Vor wenigen Wochen erst verschwand im Berliner Bode-Museum eine riesige Goldmünze im Wert von 3,8 Millionen Euro, fachmännisch mithilfe einer Leiter von Profis entwendet und mit einer Schubkarre abtransportiert. Die Täter auch hier: unbekannt. „Hundertprozentigen Schutz gibt es nicht“, sagt Eckart Köhne, Präsident des Deutschen Museumsbundes – und Direktor des nun ebenfalls bestohlenen Badischen Landesmuseums. „Solche Fälle sind selten und sehr ungewöhnlich – aber sie werden immer wieder passieren.“Prinzipiell seien die Sicherungssysteme der Museen aber hinreichend. Statistiken zur Zahl von Kunstdiebstählen gebe es nicht.
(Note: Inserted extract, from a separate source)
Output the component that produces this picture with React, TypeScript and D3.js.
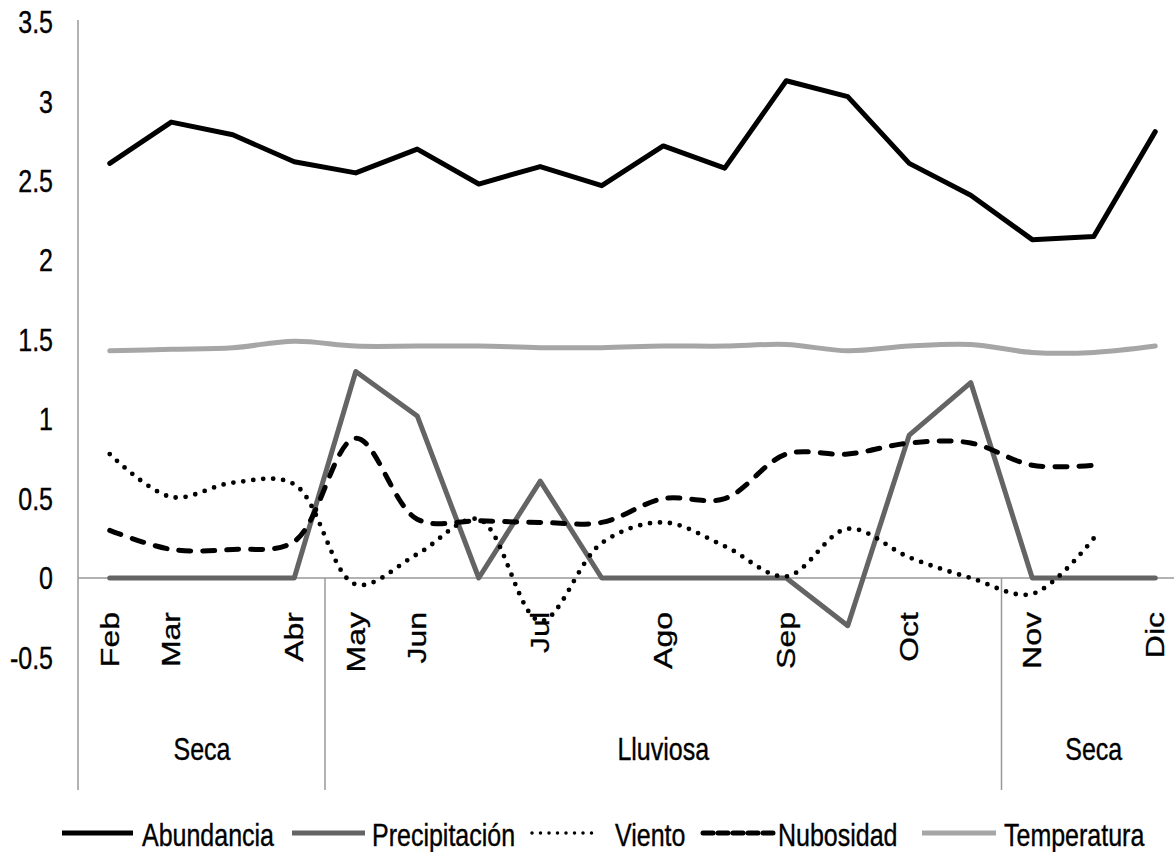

Die Vorkehrungen des Landesmuseums gegen Raub entsprächen internationalen Standards, fügt Schulenburg hinzu. Darunter sei allgemein eine 24-Stunden-Überwachung des Hauses zu verstehen sowie technische Systeme – das können Alarmanlagen sein, Lichtschranken, Schließsysteme. Details nennt sie naturgemäß nicht.
Kein Massendelikt
Auch zum Sicherheitspersonal oder zu dem Budgetposten, den Alarmsysteme jährlich prozentual ausmachen, gibt es keine belastbaren Zahlen. „Das hängt ohnehin immer von den Räumlichkeiten ab, von der Größe der Museen und natürlich von den Objekten selbst“, sagt Köhne. Fest steht nach Worten von Axel Burkarth, Leiter der baden-württembergischen Landesstelle für Museumsbetreuung: „Wer seine Kunstwerke versichern will, muss sie natürlich entsprechend anerkannter Standards sichern.“Er kann trotz dieser beiden jüngsten spektakulären Fälle in Berlin und nun Karlsruhe keine Zunahme von Kunstdiebstählen erkennen. Ein Restrisiko gebe es immer – zumal der Raub bedeutender und teurer Stücke zumeist auf das Konto von Profis gehe. „Aufsichtpersonal kann man ablenken und Sicherheitstechnik mithilfe anderer Technik überwinden“, sagt er. „Das zu verhindern ist so, wie wenn Sie einen Bankraub verhindern wollten.“
„Diese Diebstähle sind kein Massendelikt“, sagt Horst Haug, Sprecher des Landeskriminalamtes (LKA) in Stuttgart. Seine Behörde verfügt über einen „Arbeitsbereich Kunst- und Kulturgutkriminalität“. Den größten Teil der Arbeit dort machten aber Fälschungen aus sowie ins Land geschmuggeltes Kulturgut etwa aus Ausgrabungen im Ausland. In Sachen verschwundenes Diadem, auch für das LKA ein herausragender Fall, seien bislang Hinweise im einstelligen Bereich eingegangen. „Wir haben berechtigte Hoffnung, das Stück wiederzubekommen“, sagt er. Mehr verrät er nicht und auch Staatsanwalt Tobias Wagner hüllt sich in Schweigen.